Daniel Tilton (March 30, 1763 - November 20, 1830) was one of the three first judges of the Mississippi Territory Supreme Court, and the deliverer of the first Territorial Seal of Mississippi.

==Early life and education==
Tilton was born in East Kingston, New Hampshire, on March 30, 1763, to David Tilton and Jane Greeley. He attended Phillips Exeter Academy in the neighboring town of Exeter, where he graduated in 1783. He attended Dartmouth College from 1786 to 1788, and graduated from Harvard College in 1790.

==Career==
He was appointed by President John Adams to be one of the first judges of the newly formed Mississippi Territory along with Judge Peter Bryan Bruin and William McGuire, commissioned on May 7, 1798. On his journey to Mississippi from his native New Hampshire, he was entrusted with the carrying of the first Territorial Seal of Mississippi to the territory.

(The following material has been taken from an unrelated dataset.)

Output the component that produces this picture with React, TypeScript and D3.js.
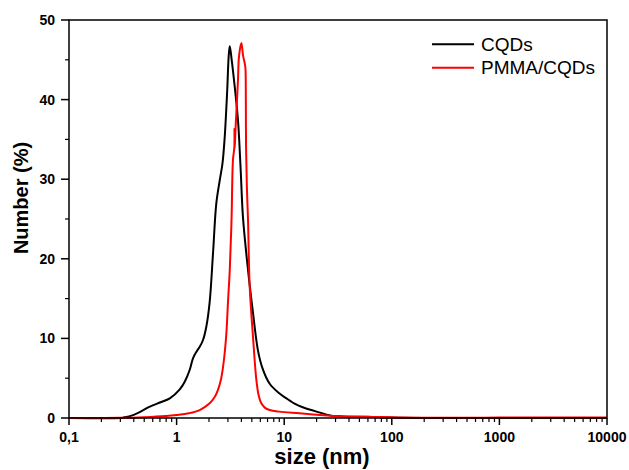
import React from "react";
import * as d3 from "d3";

// ---- data ----
const cqdSize = [0.1, 0.3, 0.32, 0.4, 0.564, 0.7, 0.865, 1.07, 1.19, 1.32, 1.42, 1.53, 1.65, 1.76, 1.89, 2.03, 2.18, 2.34, 2.52, 2.67, 2.8, 2.95, 3.05, 3.12, 3.25, 3.47, 3.72, 3.93, 4.14, 4.61, 5.13, 5.7, 6.3, 7.33, 9.0, 10.4, 12.9, 14.9, 20, 27.3, 35, 60, 100, 200, 10000];
const cqdNumber = [0, 0, 0.05, 0.4, 1.42, 1.95, 2.47, 3.6, 4.56, 6.0, 7.5, 8.33, 9.0, 9.8, 11.5, 14.6, 20.7, 27.0, 29.9, 32.0, 35.3, 41.0, 45.5, 46.7, 45.0, 41.6, 37.4, 31.5, 25.2, 18.6, 13.2, 8.5, 6.2, 4.3, 3.1, 2.5, 1.7, 1.35, 0.8, 0.3, 0.2, 0.15, 0.05, 0, 0];

const pmmaSize = [0.1, 0.3, 0.5, 0.8, 1.0, 1.3, 1.64, 2.03, 2.25, 2.42, 2.58, 2.7, 2.8, 2.9, 3.01, 3.12, 3.24, 3.34, 3.44, 3.45, 3.47, 3.52, 3.59, 3.72, 3.8, 4.0, 4.15, 4.29, 4.36, 4.4, 4.42, 4.5, 4.61, 4.78, 5.13, 5.51, 5.8, 6.13, 6.6, 7.33, 9.0, 13.9, 20, 28.3, 50, 80, 120, 200, 1000, 10000];
const pmmaNumber = [0, 0.02, 0.1, 0.25, 0.38, 0.6, 1.0, 1.84, 2.6, 3.5, 4.8, 6.4, 8.2, 10.6, 14.8, 18.6, 24.9, 32.4, 34.0, 36.3, 33.9, 36.0, 38.3, 42.5, 45.4, 47.1, 45.5, 44.6, 44.0, 40.0, 34.0, 29.0, 24.9, 16.5, 10.2, 4.8, 2.8, 1.84, 1.3, 1.0, 0.8, 0.59, 0.4, 0.25, 0.15, 0.12, 0.05, 0.03, 0.05, 0.05];

const seriesNames = ["CQDs", "PMMA/CQDs"];
const seriesColors = ["#000000", "#ff0000"];

const xTickValues = [0.1, 1, 10, 100, 1000, 10000];
const xTickLabels = ["0,1", "1", "10", "100", "1000", "10000"];
const yTickValues = [0, 10, 20, 30, 40, 50];
const yMinorValues = [5, 15, 25, 35, 45];

const FONT = "'Liberation Sans', Arial, Helvetica, sans-serif";

export default function App() {
  const W = 629, H = 470;
  const left = 69, right = 607, top = 20, bottom = 418;
  const x = d3.scaleLog().domain([0.1, 10000]).range([left, right]);
  const y = d3.scaleLinear().domain([0, 50]).range([bottom, top]);

  const line = d3
    .line<[number, number]>()
    .x((d) => x(d[0]))
    .y((d) => y(d[1]))
    .curve(d3.curveCatmullRom.alpha(0.5));

  const cqd: [number, number][] = cqdSize.map((s, i) => [s, cqdNumber[i]]);
  const pmma: [number, number][] = pmmaSize.map((s, i) => [s, pmmaNumber[i]]);

  const xMinor: number[] = [];
  for (let dec = 0.1; dec < 10000; dec *= 10) {
    for (let k = 2; k <= 9; k++) xMinor.push(dec * k);
  }

  return (
    <svg
      width={W}
      height={H}
      style={{ position: "absolute", left: 0, top: 0, background: "#fff" }}
      fontFamily={FONT}
    >
      <rect x={0} y={0} width={W} height={H} fill="#fff" />
      {/* curves */}
      <path d={line(cqd) || ""} fill="none" stroke={seriesColors[0]} strokeWidth={2} />
      <path d={line(pmma) || ""} fill="none" stroke={seriesColors[1]} strokeWidth={2} />

      {/* frame */}
      <rect x={left} y={top} width={right - left} height={bottom - top} fill="none" stroke="#000" strokeWidth={1.5} />

      {/* x ticks */}
      {xTickValues.map((v, i) => (
        <g key={"xt" + i}>
          <line x1={x(v)} x2={x(v)} y1={bottom} y2={bottom + 7} stroke="#000" strokeWidth={1.5} />
          <text x={x(v)} y={442} textAnchor="middle" fontSize={14} fontWeight="bold">
            {xTickLabels[i]}
          </text>
        </g>
      ))}
      {xMinor.map((v, i) => (
        <line key={"xm" + i} x1={x(v)} x2={x(v)} y1={bottom} y2={bottom + 4} stroke="#000" strokeWidth={1.2} />
      ))}

      {/* y ticks */}
      {yTickValues.map((v, i) => (
        <g key={"yt" + i}>
          <line x1={left - 8} x2={left} y1={y(v)} y2={y(v)} stroke="#000" strokeWidth={1.5} />
          <text x={55} y={y(v) + 5} textAnchor="end" fontSize={14} fontWeight="bold">
            {String(v)}
          </text>
        </g>
      ))}
      {yMinorValues.map((v, i) => (
        <line key={"ym" + i} x1={left - 4} x2={left} y1={y(v)} y2={y(v)} stroke="#000" strokeWidth={1.2} />
      ))}

      {/* axis titles */}
      <text x={322} y={464} textAnchor="middle" fontSize={22} fontWeight="bold">
        size (nm)
      </text>
      <text
        transform="translate(28,198) rotate(-90)"
        textAnchor="middle"
        fontSize={20}
        fontWeight="bold"
      >
        Number (%)
      </text>

      {/* legend */}
      {seriesNames.map((n, i) => (
        <g key={"lg" + i}>
          <line x1={432} x2={474} y1={44.3 + i * 23.4} y2={44.3 + i * 23.4} stroke={seriesColors[i]} strokeWidth={2} />
          <text x={481} y={51 + i * 23.4} fontSize={19}>
            {n}
          </text>
        </g>
      ))}
    </svg>
  );
}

Prior to becoming a judge, Tilton was not a lawyer, though he did in fact study the law, the only judge on the court appointed by Adams at the time being Judge McGuire. The fact was noted by a sitting governor of the territory, William C. C. Claiborne, who protested in a letter to Secretary of State James Madison. In 1802, Tilton abruptly resigned, sailing to Europe from New Orleans in order to engage in "commercial business", never again returning to Mississippi. He was replaced by Judge David Ker, who was appointed by President Thomas Jefferson on the recommendations of the aforementioned Governor Claiborne and James Madison.

==Personal life==
Tilton was married to Isabel Thompson in 1787 in East Kingston. He died on November 20, 1830, in Deerfield, New Hampshire, at the age of 67.

== See also ==
- List of Mississippi Territory judges

== Bibliography ==
- "Catalogue of the Officers and Students of Phillips Exeter Academy, 1873–1883" (1883)
- Greely, George Hiram (1905). "Genealogy of the Greely-Greeley Family"
- "The Harvard Graduates' Magazine: 1892—1893" (1893)
- Lyons, Amanda (2011). "1798 Territorial Seal of Mississippi"
- Powell, William S. (1988). "Dictionary of North Carolina Biography: H–K"
- Rowland, Dunbar (1905). "The Mississippi Territorial Archives, 1798–1803"
- Rowland, Dunbar (1904). "The Official and Statistical Register of the State of Mississippi"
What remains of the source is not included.